- **WHAT THE TASK REQUIRES**
Copy everything in the data below exactly except the pictures.

- **DATA SECTION**
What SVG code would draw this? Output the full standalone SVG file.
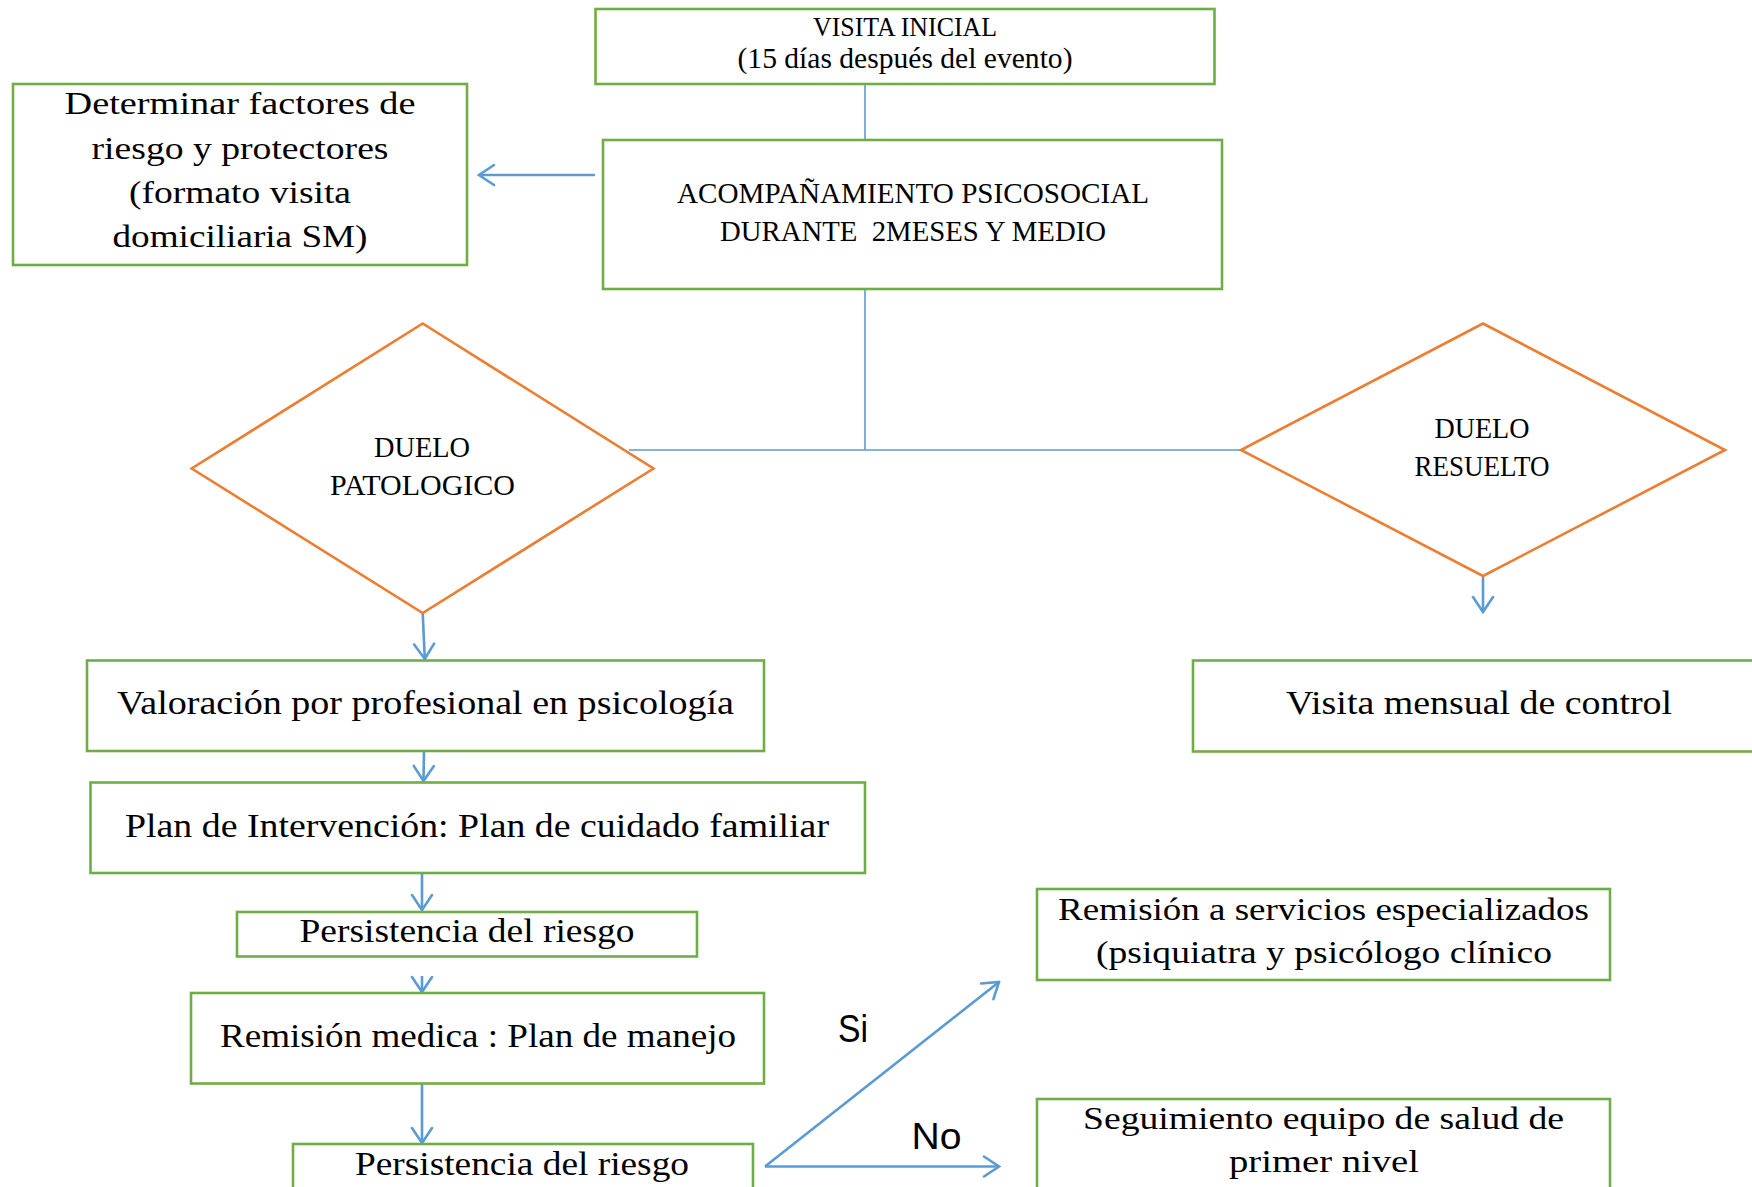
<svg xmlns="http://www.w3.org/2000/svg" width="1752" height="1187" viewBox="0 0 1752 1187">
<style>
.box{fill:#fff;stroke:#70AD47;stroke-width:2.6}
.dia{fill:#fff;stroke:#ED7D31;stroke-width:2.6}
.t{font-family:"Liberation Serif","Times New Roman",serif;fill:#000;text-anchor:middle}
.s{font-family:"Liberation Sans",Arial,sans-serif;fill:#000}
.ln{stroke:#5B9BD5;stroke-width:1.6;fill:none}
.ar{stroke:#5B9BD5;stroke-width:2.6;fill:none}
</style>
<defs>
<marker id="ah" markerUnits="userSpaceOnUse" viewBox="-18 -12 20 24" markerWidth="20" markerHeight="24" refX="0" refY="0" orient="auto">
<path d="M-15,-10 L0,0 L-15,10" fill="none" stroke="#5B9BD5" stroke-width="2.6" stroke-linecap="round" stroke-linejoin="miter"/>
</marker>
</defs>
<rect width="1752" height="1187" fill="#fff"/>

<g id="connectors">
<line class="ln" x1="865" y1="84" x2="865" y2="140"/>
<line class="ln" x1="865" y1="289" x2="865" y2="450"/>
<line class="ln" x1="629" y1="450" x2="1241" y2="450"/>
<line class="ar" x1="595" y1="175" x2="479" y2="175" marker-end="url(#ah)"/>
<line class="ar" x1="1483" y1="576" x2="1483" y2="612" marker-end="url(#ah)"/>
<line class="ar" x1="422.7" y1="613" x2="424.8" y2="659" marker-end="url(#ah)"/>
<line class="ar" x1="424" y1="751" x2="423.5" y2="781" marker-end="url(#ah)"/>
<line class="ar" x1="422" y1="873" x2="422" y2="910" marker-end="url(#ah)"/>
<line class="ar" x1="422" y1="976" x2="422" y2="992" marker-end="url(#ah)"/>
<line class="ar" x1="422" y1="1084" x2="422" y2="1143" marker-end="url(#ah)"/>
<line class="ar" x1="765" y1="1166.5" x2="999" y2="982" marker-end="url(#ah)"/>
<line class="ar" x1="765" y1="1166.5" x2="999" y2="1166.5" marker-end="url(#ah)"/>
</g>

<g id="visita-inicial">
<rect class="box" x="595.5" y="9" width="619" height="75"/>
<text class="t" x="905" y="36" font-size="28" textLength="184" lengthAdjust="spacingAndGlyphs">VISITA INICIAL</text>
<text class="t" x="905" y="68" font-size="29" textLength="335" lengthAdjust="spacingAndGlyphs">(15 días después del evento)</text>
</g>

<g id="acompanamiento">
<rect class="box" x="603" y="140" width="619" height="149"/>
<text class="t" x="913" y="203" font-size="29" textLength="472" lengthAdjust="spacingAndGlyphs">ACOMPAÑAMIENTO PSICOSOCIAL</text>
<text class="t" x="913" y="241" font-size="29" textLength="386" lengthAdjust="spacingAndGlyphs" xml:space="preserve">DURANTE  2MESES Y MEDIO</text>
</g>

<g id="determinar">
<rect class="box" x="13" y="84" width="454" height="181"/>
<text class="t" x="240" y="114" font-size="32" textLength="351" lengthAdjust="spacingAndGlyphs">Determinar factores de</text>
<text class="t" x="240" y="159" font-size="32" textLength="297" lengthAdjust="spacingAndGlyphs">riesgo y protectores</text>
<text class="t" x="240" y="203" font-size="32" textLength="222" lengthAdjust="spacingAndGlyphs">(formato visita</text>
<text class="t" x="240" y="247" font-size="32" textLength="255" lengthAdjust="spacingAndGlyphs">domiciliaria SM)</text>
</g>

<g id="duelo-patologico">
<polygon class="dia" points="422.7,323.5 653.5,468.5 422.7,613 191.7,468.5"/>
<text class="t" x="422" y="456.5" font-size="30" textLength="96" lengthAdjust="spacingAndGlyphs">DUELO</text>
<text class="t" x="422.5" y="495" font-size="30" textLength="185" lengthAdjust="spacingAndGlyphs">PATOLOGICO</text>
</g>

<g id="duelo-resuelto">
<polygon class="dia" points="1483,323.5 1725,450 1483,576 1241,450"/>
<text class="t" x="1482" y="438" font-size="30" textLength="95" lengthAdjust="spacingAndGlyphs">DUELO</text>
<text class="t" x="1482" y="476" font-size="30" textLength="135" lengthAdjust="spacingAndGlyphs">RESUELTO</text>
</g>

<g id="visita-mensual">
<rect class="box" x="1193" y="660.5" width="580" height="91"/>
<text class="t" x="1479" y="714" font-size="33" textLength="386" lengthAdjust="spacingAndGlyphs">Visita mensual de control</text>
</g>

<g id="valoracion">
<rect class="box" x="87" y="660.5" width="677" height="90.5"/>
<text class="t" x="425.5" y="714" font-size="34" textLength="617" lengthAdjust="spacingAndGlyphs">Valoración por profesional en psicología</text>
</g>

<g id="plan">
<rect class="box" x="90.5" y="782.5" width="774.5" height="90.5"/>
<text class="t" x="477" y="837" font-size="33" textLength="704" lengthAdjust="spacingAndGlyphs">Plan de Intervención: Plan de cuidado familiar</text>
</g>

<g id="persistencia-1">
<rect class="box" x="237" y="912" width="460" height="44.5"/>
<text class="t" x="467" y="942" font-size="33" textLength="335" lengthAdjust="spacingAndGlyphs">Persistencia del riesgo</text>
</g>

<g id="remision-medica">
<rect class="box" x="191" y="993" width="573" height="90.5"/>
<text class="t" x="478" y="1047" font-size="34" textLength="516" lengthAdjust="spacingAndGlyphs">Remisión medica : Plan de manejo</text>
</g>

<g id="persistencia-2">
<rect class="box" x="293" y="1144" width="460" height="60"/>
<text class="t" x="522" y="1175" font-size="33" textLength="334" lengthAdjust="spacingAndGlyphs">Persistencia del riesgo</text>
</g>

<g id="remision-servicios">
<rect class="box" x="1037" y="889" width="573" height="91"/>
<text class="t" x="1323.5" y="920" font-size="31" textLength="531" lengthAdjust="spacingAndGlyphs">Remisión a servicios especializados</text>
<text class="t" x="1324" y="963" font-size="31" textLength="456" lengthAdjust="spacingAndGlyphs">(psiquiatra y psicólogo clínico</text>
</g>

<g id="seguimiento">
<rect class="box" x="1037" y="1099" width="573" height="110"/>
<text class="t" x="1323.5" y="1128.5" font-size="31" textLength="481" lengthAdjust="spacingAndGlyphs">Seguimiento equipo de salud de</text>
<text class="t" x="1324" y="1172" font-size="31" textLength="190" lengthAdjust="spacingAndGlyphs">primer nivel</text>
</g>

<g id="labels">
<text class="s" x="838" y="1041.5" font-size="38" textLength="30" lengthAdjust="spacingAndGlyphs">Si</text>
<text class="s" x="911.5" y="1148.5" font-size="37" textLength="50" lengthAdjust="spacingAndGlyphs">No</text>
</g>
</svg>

- **RESPONSE**
What SVG code would draw this? Output the full standalone SVG file.
<svg xmlns="http://www.w3.org/2000/svg" width="1752" height="1187" viewBox="0 0 1752 1187">
<style>
.box{fill:#fff;stroke:#70AD47;stroke-width:2.6}
.dia{fill:#fff;stroke:#ED7D31;stroke-width:2.6}
.t{font-family:"Liberation Serif","Times New Roman",serif;fill:#000;text-anchor:middle}
.s{font-family:"Liberation Sans",Arial,sans-serif;fill:#000}
.ln{stroke:#5B9BD5;stroke-width:1.6;fill:none}
.ar{stroke:#5B9BD5;stroke-width:2.6;fill:none}
</style>
<defs>
<marker id="ah" markerUnits="userSpaceOnUse" viewBox="-18 -12 20 24" markerWidth="20" markerHeight="24" refX="0" refY="0" orient="auto">
<path d="M-15,-10 L0,0 L-15,10" fill="none" stroke="#5B9BD5" stroke-width="2.6" stroke-linecap="round" stroke-linejoin="miter"/>
</marker>
</defs>
<rect width="1752" height="1187" fill="#fff"/>

<g id="connectors">
<line class="ln" x1="865" y1="84" x2="865" y2="140"/>
<line class="ln" x1="865" y1="289" x2="865" y2="450"/>
<line class="ln" x1="629" y1="450" x2="1241" y2="450"/>
<line class="ar" x1="595" y1="175" x2="479" y2="175" marker-end="url(#ah)"/>
<line class="ar" x1="1483" y1="576" x2="1483" y2="612" marker-end="url(#ah)"/>
<line class="ar" x1="422.7" y1="613" x2="424.8" y2="659" marker-end="url(#ah)"/>
<line class="ar" x1="424" y1="751" x2="423.5" y2="781" marker-end="url(#ah)"/>
<line class="ar" x1="422" y1="873" x2="422" y2="910" marker-end="url(#ah)"/>
<line class="ar" x1="422" y1="976" x2="422" y2="992" marker-end="url(#ah)"/>
<line class="ar" x1="422" y1="1084" x2="422" y2="1143" marker-end="url(#ah)"/>
<line class="ar" x1="765" y1="1166.5" x2="999" y2="982" marker-end="url(#ah)"/>
<line class="ar" x1="765" y1="1166.5" x2="999" y2="1166.5" marker-end="url(#ah)"/>
</g>

<g id="visita-inicial">
<rect class="box" x="595.5" y="9" width="619" height="75"/>
<text class="t" x="905" y="36" font-size="28" textLength="184" lengthAdjust="spacingAndGlyphs">VISITA INICIAL</text>
<text class="t" x="905" y="68" font-size="29" textLength="335" lengthAdjust="spacingAndGlyphs">(15 días después del evento)</text>
</g>

<g id="acompanamiento">
<rect class="box" x="603" y="140" width="619" height="149"/>
<text class="t" x="913" y="203" font-size="29" textLength="472" lengthAdjust="spacingAndGlyphs">ACOMPAÑAMIENTO PSICOSOCIAL</text>
<text class="t" x="913" y="241" font-size="29" textLength="386" lengthAdjust="spacingAndGlyphs" xml:space="preserve">DURANTE  2MESES Y MEDIO</text>
</g>

<g id="determinar">
<rect class="box" x="13" y="84" width="454" height="181"/>
<text class="t" x="240" y="114" font-size="32" textLength="351" lengthAdjust="spacingAndGlyphs">Determinar factores de</text>
<text class="t" x="240" y="159" font-size="32" textLength="297" lengthAdjust="spacingAndGlyphs">riesgo y protectores</text>
<text class="t" x="240" y="203" font-size="32" textLength="222" lengthAdjust="spacingAndGlyphs">(formato visita</text>
<text class="t" x="240" y="247" font-size="32" textLength="255" lengthAdjust="spacingAndGlyphs">domiciliaria SM)</text>
</g>

<g id="duelo-patologico">
<polygon class="dia" points="422.7,323.5 653.5,468.5 422.7,613 191.7,468.5"/>
<text class="t" x="422" y="456.5" font-size="30" textLength="96" lengthAdjust="spacingAndGlyphs">DUELO</text>
<text class="t" x="422.5" y="495" font-size="30" textLength="185" lengthAdjust="spacingAndGlyphs">PATOLOGICO</text>
</g>

<g id="duelo-resuelto">
<polygon class="dia" points="1483,323.5 1725,450 1483,576 1241,450"/>
<text class="t" x="1482" y="438" font-size="30" textLength="95" lengthAdjust="spacingAndGlyphs">DUELO</text>
<text class="t" x="1482" y="476" font-size="30" textLength="135" lengthAdjust="spacingAndGlyphs">RESUELTO</text>
</g>

<g id="visita-mensual">
<rect class="box" x="1193" y="660.5" width="580" height="91"/>
<text class="t" x="1479" y="714" font-size="33" textLength="386" lengthAdjust="spacingAndGlyphs">Visita mensual de control</text>
</g>

<g id="valoracion">
<rect class="box" x="87" y="660.5" width="677" height="90.5"/>
<text class="t" x="425.5" y="714" font-size="34" textLength="617" lengthAdjust="spacingAndGlyphs">Valoración por profesional en psicología</text>
</g>

<g id="plan">
<rect class="box" x="90.5" y="782.5" width="774.5" height="90.5"/>
<text class="t" x="477" y="837" font-size="33" textLength="704" lengthAdjust="spacingAndGlyphs">Plan de Intervención: Plan de cuidado familiar</text>
</g>

<g id="persistencia-1">
<rect class="box" x="237" y="912" width="460" height="44.5"/>
<text class="t" x="467" y="942" font-size="33" textLength="335" lengthAdjust="spacingAndGlyphs">Persistencia del riesgo</text>
</g>

<g id="remision-medica">
<rect class="box" x="191" y="993" width="573" height="90.5"/>
<text class="t" x="478" y="1047" font-size="34" textLength="516" lengthAdjust="spacingAndGlyphs">Remisión medica : Plan de manejo</text>
</g>

<g id="persistencia-2">
<rect class="box" x="293" y="1144" width="460" height="60"/>
<text class="t" x="522" y="1175" font-size="33" textLength="334" lengthAdjust="spacingAndGlyphs">Persistencia del riesgo</text>
</g>

<g id="remision-servicios">
<rect class="box" x="1037" y="889" width="573" height="91"/>
<text class="t" x="1323.5" y="920" font-size="31" textLength="531" lengthAdjust="spacingAndGlyphs">Remisión a servicios especializados</text>
<text class="t" x="1324" y="963" font-size="31" textLength="456" lengthAdjust="spacingAndGlyphs">(psiquiatra y psicólogo clínico</text>
</g>

<g id="seguimiento">
<rect class="box" x="1037" y="1099" width="573" height="110"/>
<text class="t" x="1323.5" y="1128.5" font-size="31" textLength="481" lengthAdjust="spacingAndGlyphs">Seguimiento equipo de salud de</text>
<text class="t" x="1324" y="1172" font-size="31" textLength="190" lengthAdjust="spacingAndGlyphs">primer nivel</text>
</g>

<g id="labels">
<text class="s" x="838" y="1041.5" font-size="38" textLength="30" lengthAdjust="spacingAndGlyphs">Si</text>
<text class="s" x="911.5" y="1148.5" font-size="37" textLength="50" lengthAdjust="spacingAndGlyphs">No</text>
</g>
</svg>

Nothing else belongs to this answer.